At the conclusion of a lengthy spinning of their wheels, Hussein Agha and Robert Malley state the obvious:
It is hard today to imagine a resolution that does not entail two states. But two states may not be a true resolution if the roots of this clash are ignored.I guess I shouldn't be surprised to hear Robert Malley imply that you have to go through the type of failed effort we've seen in the past - a never-ending series of steps that are supposed to build confidence but do absolutely nothing to resolve the difficult issues - as it's what he knows. But you know what? There's no magic wand you can wave to make the two sides to a confict acknowledge each other's grievances, take responsibility for their respective roles in a dismal past, and join hands to sing Kumbaya. Even if the dispute doesn't involve a multi-generational armed conflict.

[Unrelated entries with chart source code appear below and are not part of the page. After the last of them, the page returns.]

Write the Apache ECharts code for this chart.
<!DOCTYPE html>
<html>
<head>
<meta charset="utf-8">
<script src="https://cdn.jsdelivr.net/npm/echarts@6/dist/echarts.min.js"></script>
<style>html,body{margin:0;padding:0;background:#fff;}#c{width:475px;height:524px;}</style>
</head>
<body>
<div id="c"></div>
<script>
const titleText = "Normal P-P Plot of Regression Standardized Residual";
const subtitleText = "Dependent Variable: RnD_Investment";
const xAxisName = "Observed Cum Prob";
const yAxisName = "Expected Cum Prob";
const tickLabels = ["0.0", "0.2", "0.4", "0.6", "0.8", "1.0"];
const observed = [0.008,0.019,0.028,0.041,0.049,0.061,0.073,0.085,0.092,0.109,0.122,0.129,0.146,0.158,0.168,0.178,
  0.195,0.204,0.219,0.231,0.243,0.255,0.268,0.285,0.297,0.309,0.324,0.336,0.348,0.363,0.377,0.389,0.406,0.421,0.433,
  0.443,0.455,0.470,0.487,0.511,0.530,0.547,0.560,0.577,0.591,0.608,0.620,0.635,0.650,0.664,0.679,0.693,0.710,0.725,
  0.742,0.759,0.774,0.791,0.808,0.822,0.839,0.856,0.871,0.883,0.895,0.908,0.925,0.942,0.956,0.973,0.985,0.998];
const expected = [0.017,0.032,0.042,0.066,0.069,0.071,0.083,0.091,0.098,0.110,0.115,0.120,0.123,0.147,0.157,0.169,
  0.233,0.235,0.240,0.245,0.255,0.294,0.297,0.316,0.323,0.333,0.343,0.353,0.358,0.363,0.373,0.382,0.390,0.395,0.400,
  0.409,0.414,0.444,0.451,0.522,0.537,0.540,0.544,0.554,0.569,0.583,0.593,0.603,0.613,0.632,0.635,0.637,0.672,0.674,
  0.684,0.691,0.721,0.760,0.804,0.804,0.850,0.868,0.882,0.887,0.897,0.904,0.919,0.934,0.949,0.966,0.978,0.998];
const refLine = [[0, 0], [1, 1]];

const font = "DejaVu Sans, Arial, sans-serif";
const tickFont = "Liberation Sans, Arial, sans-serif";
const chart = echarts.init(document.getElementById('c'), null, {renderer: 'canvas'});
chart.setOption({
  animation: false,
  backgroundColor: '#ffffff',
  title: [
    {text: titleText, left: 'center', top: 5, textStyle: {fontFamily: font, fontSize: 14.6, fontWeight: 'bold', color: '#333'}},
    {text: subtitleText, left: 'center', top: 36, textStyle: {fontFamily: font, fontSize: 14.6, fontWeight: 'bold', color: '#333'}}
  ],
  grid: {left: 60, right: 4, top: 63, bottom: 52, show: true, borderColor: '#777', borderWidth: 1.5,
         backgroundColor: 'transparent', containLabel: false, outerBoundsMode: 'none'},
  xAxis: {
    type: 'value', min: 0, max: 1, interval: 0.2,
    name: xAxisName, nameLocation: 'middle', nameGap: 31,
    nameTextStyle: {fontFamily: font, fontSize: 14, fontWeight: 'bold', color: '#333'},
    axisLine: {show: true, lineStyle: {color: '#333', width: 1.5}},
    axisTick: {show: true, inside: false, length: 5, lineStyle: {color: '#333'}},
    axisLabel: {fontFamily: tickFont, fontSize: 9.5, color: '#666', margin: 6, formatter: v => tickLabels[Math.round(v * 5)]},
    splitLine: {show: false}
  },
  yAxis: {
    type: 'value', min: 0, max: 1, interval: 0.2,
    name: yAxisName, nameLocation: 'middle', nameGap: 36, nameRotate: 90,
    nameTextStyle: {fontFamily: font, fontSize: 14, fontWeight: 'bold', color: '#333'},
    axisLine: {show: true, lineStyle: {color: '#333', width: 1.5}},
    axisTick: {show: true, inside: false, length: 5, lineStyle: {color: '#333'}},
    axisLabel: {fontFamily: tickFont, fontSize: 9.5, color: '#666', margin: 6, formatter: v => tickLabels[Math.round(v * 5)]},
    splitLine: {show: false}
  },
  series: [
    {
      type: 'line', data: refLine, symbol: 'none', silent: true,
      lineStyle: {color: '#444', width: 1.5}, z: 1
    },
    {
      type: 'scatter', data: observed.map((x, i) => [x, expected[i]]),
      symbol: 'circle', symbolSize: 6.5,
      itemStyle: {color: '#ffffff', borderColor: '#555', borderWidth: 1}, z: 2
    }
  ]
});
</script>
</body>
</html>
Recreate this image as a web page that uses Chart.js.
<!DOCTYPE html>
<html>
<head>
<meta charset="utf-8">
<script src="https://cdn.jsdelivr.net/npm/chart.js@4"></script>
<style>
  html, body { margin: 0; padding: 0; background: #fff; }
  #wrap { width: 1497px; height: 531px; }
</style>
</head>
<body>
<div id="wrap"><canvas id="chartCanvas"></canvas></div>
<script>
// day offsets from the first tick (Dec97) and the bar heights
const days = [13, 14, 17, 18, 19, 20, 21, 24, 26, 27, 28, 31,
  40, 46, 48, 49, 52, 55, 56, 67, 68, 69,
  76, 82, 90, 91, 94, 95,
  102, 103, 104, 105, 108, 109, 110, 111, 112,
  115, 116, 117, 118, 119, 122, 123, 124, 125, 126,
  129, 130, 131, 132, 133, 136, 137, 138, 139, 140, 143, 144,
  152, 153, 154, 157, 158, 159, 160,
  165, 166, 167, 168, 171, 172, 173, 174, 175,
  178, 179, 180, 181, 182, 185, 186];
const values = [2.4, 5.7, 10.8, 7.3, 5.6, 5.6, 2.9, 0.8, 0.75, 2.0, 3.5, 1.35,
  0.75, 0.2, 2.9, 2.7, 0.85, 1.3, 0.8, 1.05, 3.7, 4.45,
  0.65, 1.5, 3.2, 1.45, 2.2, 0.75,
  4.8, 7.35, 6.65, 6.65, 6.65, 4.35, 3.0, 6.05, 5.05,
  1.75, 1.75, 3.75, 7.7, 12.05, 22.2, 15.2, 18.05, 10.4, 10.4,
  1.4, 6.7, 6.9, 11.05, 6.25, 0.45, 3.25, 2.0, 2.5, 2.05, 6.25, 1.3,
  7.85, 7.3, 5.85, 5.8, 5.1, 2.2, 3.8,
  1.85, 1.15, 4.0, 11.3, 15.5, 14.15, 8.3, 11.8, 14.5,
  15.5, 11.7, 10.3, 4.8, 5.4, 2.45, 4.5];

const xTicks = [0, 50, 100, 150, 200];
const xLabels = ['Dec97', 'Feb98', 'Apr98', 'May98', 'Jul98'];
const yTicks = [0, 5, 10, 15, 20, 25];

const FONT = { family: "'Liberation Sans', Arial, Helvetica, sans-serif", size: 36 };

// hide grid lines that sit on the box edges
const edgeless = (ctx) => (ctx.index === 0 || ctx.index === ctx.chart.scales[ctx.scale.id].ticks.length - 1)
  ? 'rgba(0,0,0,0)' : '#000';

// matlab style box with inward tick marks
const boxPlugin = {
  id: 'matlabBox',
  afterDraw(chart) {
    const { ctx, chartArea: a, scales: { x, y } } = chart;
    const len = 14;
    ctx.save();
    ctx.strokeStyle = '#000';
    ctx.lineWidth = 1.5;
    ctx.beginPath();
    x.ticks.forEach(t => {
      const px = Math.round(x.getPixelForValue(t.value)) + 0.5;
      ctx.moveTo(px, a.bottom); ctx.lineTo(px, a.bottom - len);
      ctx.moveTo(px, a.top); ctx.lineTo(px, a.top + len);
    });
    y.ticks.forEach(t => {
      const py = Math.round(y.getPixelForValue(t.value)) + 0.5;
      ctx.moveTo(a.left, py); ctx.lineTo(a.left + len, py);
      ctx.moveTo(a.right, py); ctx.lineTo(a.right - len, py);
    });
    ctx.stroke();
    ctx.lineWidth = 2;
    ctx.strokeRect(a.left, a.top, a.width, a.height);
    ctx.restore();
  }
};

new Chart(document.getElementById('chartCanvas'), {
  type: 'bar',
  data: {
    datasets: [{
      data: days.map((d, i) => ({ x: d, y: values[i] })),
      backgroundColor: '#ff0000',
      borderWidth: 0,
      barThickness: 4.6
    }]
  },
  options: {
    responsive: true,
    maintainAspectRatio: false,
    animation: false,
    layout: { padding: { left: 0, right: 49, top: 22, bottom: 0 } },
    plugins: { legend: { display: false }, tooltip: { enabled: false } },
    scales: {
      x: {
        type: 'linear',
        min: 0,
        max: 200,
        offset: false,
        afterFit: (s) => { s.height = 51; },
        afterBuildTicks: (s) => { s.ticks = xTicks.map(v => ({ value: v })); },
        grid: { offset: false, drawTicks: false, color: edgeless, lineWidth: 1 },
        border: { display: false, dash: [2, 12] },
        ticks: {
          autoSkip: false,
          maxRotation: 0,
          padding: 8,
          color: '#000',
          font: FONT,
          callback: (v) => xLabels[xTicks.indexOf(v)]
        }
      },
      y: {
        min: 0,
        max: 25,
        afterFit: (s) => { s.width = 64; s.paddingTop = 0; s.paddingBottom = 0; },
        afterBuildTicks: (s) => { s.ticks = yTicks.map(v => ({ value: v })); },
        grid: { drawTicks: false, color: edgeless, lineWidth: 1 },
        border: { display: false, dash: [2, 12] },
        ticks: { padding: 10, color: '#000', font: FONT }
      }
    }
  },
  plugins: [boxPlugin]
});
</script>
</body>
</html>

Sure, a good fence may not make good neighbors. But bad fences (or giant concrete walls) do make bad neighbors, more so when you build them on your neighbor's land without permission. You can look at any international border dispute of your choice, but you can also look at the countless trespass and adverse possession lawsuits that are filed between individual neighbors. A lot of the scenarios boil down to, "I didn't know I didn't have the full use of my lot, but now that I do I want it all back" - for example, "I lived in my house for thirty years, and when I got a survey so I could replace my fence I found out it was six inches on my side of the property line, and my neighbor's been using that six inches like it's his and he says I can't move my fence to the actual property line." And yes, some people will take a dispute over a few inches of land to court, paying ten, twenty, thirty times the value of the land in dispute (perhaps more) to recover what that they previously were content to regard as the property of their neighbor.

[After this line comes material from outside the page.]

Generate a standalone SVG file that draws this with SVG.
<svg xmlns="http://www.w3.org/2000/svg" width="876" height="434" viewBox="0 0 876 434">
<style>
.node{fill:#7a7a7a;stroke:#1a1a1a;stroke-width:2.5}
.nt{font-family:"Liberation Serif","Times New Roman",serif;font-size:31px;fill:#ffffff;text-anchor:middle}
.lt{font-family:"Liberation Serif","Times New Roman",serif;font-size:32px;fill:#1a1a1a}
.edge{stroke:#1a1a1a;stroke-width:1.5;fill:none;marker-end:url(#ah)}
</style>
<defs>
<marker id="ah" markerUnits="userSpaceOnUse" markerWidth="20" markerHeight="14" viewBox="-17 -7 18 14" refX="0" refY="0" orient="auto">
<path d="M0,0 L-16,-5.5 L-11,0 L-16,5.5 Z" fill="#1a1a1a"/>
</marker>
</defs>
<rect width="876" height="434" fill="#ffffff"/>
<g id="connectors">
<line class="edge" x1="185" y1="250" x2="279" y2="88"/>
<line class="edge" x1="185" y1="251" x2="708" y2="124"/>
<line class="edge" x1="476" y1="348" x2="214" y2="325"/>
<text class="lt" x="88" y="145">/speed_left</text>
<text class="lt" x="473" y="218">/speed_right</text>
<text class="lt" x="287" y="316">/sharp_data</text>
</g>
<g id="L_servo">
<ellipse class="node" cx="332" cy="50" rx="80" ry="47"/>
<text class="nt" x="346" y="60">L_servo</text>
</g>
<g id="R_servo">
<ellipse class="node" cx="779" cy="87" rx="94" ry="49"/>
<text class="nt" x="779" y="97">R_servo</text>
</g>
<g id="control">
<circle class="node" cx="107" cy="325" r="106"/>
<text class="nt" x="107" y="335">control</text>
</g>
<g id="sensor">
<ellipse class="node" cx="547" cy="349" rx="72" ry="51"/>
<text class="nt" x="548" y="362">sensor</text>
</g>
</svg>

The Palestinians feel misled by the promise of Oslo, which could (and should) have led to a Palestinian state in the West Bank and Gaza but instead precipitated a massive expansion of Israel's settlements - while Clinton, with the help of people like Malley, helped orchestrate negotiations over how to rearrange the deck furniture. But, we're told, nobody could see that disaster coming.... And no, I'm not diminishing Oslo violations by the Palestinians - but it's not realistic to expect that the Palestinians won't learn from that history, and will be willing to enter into another Oslo-type accord that does not specify the boundaries of their future state.

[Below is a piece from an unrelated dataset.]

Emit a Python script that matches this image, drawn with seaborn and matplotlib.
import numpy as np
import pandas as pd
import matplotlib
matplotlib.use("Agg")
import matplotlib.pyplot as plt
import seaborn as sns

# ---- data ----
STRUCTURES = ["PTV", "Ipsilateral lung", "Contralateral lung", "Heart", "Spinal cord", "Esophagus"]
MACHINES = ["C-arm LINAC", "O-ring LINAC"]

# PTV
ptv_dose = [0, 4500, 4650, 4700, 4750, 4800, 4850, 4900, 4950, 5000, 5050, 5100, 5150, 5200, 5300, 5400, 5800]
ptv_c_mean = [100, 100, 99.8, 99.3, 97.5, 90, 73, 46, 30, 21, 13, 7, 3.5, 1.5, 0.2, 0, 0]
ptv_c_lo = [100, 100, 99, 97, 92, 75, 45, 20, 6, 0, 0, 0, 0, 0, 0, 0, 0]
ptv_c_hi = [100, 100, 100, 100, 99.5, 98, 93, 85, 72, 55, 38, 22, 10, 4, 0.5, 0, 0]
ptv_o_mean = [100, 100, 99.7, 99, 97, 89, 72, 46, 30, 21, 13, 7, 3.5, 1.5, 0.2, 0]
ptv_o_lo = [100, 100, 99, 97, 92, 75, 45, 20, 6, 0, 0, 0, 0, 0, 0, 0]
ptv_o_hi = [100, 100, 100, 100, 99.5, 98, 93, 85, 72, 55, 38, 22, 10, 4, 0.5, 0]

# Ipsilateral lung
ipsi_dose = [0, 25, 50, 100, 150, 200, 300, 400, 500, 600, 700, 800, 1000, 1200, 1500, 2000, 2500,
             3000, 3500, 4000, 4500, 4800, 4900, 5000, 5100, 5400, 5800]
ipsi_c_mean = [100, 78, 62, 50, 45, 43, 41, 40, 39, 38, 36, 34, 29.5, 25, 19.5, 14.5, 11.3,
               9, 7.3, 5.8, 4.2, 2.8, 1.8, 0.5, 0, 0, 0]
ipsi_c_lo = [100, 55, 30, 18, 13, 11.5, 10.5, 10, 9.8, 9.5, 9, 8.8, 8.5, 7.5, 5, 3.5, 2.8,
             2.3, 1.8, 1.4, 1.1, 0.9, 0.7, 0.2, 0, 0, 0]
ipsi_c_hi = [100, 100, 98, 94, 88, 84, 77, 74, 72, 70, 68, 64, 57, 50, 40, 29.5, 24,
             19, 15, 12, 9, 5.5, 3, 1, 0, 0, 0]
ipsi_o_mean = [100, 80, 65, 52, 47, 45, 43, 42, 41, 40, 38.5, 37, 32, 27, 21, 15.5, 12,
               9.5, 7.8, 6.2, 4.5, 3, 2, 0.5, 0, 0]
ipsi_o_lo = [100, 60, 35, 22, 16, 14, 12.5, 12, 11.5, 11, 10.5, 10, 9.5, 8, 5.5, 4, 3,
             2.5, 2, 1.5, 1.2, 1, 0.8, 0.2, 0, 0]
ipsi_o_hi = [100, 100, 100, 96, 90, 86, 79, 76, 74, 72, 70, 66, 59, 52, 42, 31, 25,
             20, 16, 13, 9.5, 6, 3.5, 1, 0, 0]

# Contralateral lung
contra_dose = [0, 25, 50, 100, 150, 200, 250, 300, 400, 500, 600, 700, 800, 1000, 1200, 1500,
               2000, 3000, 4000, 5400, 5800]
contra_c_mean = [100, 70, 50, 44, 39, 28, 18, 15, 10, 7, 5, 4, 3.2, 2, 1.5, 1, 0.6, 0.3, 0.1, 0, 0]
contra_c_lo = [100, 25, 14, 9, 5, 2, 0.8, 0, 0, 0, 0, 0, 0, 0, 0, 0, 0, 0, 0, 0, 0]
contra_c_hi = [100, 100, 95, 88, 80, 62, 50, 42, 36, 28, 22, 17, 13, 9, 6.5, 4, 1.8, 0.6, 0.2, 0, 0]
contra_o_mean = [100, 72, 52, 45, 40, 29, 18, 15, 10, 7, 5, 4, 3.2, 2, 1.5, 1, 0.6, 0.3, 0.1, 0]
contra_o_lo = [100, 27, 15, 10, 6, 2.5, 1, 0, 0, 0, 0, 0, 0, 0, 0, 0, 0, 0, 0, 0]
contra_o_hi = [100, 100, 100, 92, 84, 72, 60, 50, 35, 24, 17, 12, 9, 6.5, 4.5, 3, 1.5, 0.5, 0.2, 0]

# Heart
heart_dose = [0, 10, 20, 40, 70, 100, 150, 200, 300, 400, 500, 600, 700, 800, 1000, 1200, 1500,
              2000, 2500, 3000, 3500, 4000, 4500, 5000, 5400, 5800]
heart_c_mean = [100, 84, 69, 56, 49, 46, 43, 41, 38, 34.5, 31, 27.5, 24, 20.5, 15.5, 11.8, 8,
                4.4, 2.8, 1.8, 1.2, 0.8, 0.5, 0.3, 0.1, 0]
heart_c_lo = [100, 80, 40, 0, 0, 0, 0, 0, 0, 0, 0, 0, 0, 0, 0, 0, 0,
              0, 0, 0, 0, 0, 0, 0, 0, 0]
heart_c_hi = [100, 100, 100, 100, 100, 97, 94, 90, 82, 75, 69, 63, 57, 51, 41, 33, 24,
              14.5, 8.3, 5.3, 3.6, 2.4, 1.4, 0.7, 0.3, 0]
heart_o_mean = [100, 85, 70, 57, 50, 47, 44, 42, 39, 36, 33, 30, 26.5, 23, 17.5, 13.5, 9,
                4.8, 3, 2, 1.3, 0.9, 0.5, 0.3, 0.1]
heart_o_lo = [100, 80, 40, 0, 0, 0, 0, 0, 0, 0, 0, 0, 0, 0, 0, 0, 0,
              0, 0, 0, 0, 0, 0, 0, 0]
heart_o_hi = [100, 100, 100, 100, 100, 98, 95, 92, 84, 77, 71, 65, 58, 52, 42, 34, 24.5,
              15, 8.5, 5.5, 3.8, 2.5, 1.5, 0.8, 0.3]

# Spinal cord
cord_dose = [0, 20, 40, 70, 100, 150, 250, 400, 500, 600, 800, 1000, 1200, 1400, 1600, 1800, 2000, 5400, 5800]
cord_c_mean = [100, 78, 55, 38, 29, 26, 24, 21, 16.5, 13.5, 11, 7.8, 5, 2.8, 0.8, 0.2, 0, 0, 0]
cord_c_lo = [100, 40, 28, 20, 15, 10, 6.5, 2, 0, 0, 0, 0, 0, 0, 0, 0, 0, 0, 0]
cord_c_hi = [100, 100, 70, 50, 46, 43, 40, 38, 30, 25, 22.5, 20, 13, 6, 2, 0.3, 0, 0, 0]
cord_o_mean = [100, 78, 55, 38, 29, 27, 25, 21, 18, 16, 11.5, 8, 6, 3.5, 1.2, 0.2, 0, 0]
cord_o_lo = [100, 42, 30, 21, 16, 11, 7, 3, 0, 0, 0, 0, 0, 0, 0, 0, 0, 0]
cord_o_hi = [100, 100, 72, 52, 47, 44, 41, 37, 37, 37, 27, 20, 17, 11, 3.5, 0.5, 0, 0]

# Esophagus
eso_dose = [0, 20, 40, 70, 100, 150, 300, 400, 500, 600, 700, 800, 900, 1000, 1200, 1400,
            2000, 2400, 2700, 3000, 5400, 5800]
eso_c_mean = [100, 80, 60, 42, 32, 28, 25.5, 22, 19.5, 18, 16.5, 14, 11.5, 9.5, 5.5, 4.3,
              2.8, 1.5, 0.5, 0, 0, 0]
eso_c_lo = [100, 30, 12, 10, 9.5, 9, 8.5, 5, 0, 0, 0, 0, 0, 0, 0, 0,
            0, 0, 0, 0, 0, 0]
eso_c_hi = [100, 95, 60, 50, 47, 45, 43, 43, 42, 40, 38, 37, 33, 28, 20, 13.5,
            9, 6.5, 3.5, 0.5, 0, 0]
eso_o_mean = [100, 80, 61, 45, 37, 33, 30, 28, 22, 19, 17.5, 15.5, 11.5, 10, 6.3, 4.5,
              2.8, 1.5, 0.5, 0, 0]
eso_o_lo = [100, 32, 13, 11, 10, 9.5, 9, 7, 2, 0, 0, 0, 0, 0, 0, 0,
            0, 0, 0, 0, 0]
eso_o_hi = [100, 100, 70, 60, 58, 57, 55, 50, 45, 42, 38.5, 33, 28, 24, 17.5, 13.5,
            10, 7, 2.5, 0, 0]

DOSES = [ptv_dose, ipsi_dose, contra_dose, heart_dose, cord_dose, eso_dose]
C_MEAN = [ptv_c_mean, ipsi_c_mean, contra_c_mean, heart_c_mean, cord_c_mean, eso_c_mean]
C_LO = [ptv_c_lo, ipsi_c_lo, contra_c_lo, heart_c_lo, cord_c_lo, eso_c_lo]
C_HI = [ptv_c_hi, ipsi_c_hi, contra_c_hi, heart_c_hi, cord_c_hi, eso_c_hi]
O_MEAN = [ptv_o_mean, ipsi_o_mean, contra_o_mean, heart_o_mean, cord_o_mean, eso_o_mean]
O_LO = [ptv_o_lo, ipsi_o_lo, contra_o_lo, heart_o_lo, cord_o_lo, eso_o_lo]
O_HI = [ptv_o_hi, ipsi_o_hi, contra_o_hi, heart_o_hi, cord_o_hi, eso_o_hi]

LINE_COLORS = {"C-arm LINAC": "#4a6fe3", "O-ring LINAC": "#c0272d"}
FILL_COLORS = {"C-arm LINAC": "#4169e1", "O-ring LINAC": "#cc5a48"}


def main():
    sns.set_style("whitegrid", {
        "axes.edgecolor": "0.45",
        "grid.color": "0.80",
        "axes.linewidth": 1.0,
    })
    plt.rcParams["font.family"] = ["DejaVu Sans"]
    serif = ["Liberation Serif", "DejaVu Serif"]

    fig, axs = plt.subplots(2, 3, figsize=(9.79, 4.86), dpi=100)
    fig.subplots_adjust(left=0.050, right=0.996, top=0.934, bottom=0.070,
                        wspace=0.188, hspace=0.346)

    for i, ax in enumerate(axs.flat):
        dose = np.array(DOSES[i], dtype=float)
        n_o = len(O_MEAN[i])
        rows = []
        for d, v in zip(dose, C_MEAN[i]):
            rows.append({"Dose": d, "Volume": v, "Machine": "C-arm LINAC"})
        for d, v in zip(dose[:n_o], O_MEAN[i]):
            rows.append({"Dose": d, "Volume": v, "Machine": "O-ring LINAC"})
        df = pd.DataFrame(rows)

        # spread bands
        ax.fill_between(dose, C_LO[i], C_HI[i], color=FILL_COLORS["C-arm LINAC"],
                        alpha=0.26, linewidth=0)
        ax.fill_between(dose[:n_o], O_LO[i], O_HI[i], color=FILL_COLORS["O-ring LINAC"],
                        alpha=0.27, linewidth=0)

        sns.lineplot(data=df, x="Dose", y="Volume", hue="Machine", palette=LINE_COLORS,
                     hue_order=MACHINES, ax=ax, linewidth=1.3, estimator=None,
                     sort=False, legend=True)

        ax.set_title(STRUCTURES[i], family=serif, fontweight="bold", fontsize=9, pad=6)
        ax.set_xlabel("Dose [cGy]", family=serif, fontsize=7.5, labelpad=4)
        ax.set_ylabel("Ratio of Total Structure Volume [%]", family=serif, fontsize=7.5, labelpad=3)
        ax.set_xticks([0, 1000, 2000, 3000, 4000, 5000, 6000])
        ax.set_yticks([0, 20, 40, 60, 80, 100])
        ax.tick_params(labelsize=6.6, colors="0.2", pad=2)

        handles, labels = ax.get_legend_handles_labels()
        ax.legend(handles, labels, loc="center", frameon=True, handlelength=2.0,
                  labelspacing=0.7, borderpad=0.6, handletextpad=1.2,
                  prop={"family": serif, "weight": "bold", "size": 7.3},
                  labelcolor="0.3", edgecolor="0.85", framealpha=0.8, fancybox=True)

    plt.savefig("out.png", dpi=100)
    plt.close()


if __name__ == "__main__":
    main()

When you have a property line dispute, sometimes you simply have to put down your foot and draw a line and tell the neighbors, "Get used to life on your side of this line." At best you'll make one neighbor happy; more likely both will remain angry. But they'll no longer be building structures, fences, driveways or dumping garbage on their neighbor's land - and if they do, there's no longer any ambiguity about who's in the wrong. Sure, it's better if you and your neighbor like each other, and are in clear agreement that his pine forest begins where your apple orchard ends. And no, there's no guarantee that stones, rockets or warplanes won't fly over a defined boundary line. But sometimes bad neighbors need a defined boundary line before they can even begin to contemplate a cordial relationship or plan their own future.